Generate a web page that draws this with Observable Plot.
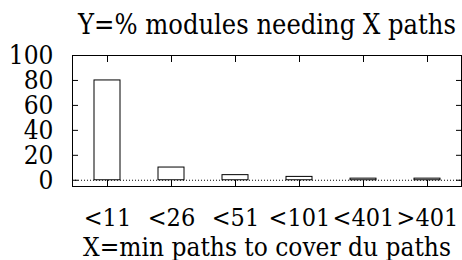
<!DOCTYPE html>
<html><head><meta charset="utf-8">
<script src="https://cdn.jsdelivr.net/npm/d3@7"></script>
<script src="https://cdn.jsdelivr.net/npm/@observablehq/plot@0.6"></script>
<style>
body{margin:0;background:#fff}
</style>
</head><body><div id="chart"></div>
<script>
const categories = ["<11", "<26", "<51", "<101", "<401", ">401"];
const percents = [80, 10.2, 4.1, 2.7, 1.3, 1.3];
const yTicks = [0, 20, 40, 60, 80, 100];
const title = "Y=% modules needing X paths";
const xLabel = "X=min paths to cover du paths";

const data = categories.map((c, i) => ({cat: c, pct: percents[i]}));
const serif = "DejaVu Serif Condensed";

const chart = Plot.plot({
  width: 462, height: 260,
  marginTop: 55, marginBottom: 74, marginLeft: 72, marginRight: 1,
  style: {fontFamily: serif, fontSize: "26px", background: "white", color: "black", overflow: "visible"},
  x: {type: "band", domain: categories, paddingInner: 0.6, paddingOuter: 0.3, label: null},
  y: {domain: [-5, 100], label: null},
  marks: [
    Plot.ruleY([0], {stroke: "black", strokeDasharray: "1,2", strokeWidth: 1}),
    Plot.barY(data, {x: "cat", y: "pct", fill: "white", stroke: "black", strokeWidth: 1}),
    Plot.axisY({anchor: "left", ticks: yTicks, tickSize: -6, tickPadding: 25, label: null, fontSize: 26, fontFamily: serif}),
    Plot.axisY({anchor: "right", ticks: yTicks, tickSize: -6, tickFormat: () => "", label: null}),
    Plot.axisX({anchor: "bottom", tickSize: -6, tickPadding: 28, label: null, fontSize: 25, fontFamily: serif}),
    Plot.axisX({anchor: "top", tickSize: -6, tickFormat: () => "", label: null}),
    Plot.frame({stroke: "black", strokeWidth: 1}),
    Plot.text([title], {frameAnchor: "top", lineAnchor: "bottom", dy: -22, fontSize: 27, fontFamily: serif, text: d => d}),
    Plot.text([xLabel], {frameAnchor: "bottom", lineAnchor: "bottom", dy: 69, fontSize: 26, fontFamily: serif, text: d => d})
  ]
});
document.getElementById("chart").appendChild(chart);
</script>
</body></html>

__________________________________________________

What the task asks. Copy the data character for character, but drop all pictures from the copy.

Response to this task.
Generate a web page that draws this with Observable Plot.
<!DOCTYPE html>
<html><head><meta charset="utf-8">
<script src="https://cdn.jsdelivr.net/npm/d3@7"></script>
<script src="https://cdn.jsdelivr.net/npm/@observablehq/plot@0.6"></script>
<style>
body{margin:0;background:#fff}
</style>
</head><body><div id="chart"></div>
<script>
const categories = ["<11", "<26", "<51", "<101", "<401", ">401"];
const percents = [80, 10.2, 4.1, 2.7, 1.3, 1.3];
const yTicks = [0, 20, 40, 60, 80, 100];
const title = "Y=% modules needing X paths";
const xLabel = "X=min paths to cover du paths";

const data = categories.map((c, i) => ({cat: c, pct: percents[i]}));
const serif = "DejaVu Serif Condensed";

const chart = Plot.plot({
  width: 462, height: 260,
  marginTop: 55, marginBottom: 74, marginLeft: 72, marginRight: 1,
  style: {fontFamily: serif, fontSize: "26px", background: "white", color: "black", overflow: "visible"},
  x: {type: "band", domain: categories, paddingInner: 0.6, paddingOuter: 0.3, label: null},
  y: {domain: [-5, 100], label: null},
  marks: [
    Plot.ruleY([0], {stroke: "black", strokeDasharray: "1,2", strokeWidth: 1}),
    Plot.barY(data, {x: "cat", y: "pct", fill: "white", stroke: "black", strokeWidth: 1}),
    Plot.axisY({anchor: "left", ticks: yTicks, tickSize: -6, tickPadding: 25, label: null, fontSize: 26, fontFamily: serif}),
    Plot.axisY({anchor: "right", ticks: yTicks, tickSize: -6, tickFormat: () => "", label: null}),
    Plot.axisX({anchor: "bottom", tickSize: -6, tickPadding: 28, label: null, fontSize: 25, fontFamily: serif}),
    Plot.axisX({anchor: "top", tickSize: -6, tickFormat: () => "", label: null}),
    Plot.frame({stroke: "black", strokeWidth: 1}),
    Plot.text([title], {frameAnchor: "top", lineAnchor: "bottom", dy: -22, fontSize: 27, fontFamily: serif, text: d => d}),
    Plot.text([xLabel], {frameAnchor: "bottom", lineAnchor: "bottom", dy: 69, fontSize: 26, fontFamily: serif, text: d => d})
  ]
});
document.getElementById("chart").appendChild(chart);
</script>
</body></html>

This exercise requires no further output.